- [Task objective] Keep only the lines where "this" appears.

- [Information provided]

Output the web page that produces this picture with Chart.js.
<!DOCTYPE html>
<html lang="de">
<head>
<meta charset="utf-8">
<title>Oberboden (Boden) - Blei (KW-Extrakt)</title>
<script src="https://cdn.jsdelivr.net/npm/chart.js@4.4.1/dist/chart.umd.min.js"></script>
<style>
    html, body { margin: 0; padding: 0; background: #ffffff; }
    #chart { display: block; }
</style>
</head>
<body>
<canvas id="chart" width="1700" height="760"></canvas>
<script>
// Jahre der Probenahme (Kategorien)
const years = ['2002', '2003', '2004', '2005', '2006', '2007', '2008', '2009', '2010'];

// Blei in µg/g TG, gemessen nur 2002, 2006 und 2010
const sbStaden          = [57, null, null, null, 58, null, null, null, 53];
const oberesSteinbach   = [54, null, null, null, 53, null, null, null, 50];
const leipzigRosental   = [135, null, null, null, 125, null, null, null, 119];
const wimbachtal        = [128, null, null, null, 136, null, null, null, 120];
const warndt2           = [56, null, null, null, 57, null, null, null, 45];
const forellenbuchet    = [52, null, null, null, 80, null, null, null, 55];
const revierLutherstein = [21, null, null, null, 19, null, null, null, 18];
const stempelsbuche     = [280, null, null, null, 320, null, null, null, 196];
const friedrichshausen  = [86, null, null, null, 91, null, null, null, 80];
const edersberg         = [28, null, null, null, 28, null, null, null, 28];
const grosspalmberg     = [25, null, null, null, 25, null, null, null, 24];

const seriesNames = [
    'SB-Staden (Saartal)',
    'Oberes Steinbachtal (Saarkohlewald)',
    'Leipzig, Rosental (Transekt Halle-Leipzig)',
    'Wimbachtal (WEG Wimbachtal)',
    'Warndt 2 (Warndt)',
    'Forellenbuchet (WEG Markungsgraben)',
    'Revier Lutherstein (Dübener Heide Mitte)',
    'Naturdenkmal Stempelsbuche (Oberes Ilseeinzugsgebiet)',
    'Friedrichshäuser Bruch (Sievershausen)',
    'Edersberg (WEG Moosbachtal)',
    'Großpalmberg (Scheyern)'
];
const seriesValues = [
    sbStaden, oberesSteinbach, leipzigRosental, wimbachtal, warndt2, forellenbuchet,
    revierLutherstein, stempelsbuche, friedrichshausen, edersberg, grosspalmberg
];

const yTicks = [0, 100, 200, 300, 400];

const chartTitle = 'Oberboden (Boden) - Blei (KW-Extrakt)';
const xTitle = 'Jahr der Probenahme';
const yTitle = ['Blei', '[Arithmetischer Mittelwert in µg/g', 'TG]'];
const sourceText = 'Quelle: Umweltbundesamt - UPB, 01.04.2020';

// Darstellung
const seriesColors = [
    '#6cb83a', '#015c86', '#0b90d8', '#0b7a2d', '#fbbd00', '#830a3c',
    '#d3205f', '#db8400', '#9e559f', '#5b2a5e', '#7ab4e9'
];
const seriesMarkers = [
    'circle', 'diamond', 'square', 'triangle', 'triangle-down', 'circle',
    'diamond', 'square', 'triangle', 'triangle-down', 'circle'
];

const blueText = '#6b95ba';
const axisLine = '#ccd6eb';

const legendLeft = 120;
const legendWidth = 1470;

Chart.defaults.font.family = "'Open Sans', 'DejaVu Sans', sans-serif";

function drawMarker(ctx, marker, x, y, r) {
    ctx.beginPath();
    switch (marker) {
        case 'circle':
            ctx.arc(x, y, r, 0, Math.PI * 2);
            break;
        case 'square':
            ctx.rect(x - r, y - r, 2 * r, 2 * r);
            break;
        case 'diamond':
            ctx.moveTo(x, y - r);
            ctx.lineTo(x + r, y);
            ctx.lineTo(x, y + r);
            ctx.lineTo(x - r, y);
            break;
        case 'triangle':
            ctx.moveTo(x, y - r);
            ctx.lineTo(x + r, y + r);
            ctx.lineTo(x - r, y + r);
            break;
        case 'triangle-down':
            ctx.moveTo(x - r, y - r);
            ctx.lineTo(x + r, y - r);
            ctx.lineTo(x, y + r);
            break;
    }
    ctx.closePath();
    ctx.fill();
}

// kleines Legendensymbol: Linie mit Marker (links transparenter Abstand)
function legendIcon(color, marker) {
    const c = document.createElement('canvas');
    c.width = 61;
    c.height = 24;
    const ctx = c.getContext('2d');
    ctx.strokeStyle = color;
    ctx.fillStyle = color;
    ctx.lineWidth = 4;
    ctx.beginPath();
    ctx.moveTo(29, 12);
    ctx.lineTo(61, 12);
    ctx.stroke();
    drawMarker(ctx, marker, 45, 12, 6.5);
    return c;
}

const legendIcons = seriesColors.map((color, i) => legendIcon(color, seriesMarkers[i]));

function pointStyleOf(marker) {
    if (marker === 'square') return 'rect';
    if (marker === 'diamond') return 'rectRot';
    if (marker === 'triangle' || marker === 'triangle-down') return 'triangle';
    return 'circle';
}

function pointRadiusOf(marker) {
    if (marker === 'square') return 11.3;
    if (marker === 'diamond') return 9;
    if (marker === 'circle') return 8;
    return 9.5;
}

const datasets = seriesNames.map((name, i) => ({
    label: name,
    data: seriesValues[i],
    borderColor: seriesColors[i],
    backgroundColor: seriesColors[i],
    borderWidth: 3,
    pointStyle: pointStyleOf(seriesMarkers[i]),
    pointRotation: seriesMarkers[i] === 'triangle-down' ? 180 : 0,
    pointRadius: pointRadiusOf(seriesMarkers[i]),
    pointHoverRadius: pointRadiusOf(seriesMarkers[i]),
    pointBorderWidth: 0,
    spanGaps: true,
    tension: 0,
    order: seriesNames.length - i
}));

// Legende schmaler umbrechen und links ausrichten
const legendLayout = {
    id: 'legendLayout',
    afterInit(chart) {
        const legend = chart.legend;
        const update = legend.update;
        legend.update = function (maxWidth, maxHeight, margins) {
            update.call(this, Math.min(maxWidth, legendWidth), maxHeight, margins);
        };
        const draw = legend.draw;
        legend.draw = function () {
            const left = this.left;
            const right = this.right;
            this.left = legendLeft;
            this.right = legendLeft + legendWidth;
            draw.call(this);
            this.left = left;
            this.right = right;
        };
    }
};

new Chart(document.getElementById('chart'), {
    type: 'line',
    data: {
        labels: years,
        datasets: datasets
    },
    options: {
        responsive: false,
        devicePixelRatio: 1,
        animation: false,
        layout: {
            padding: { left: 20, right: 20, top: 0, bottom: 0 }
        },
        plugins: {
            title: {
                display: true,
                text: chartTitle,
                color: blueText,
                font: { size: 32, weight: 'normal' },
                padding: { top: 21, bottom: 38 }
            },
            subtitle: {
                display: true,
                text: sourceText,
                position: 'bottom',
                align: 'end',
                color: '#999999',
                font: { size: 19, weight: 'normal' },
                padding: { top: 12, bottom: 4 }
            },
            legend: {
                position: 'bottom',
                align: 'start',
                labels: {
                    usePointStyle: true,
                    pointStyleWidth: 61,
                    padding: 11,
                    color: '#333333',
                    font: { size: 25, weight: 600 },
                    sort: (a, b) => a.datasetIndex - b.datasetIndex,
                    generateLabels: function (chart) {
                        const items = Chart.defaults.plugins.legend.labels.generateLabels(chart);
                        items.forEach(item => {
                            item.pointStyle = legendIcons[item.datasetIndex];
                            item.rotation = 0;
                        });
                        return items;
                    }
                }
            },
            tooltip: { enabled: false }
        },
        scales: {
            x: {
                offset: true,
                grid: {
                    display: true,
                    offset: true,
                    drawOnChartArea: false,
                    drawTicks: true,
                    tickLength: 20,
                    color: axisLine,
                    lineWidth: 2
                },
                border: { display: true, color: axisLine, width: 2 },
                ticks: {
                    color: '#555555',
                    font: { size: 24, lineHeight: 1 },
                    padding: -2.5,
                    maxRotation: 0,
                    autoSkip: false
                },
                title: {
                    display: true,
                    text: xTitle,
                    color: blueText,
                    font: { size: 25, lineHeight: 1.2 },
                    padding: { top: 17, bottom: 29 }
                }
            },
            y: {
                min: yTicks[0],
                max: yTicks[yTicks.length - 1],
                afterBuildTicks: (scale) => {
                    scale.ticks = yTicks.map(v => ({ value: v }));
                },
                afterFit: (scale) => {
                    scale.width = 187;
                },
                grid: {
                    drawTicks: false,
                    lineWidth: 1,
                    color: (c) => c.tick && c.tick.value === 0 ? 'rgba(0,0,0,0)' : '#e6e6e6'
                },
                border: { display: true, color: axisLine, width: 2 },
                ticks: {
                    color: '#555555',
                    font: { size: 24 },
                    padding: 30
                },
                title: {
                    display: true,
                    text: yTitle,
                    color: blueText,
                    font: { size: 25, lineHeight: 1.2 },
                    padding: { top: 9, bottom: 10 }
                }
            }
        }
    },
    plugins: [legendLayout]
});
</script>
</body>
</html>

- [Response to the exercise]
Output the web page that produces this picture with Chart.js.
            update.call(this, Math.min(maxWidth, legendWidth), maxHeight, margins);
            const left = this.left;
            const right = this.right;
            this.left = legendLeft;
            this.right = legendLeft + legendWidth;
            draw.call(this);
            this.left = left;
            this.right = right;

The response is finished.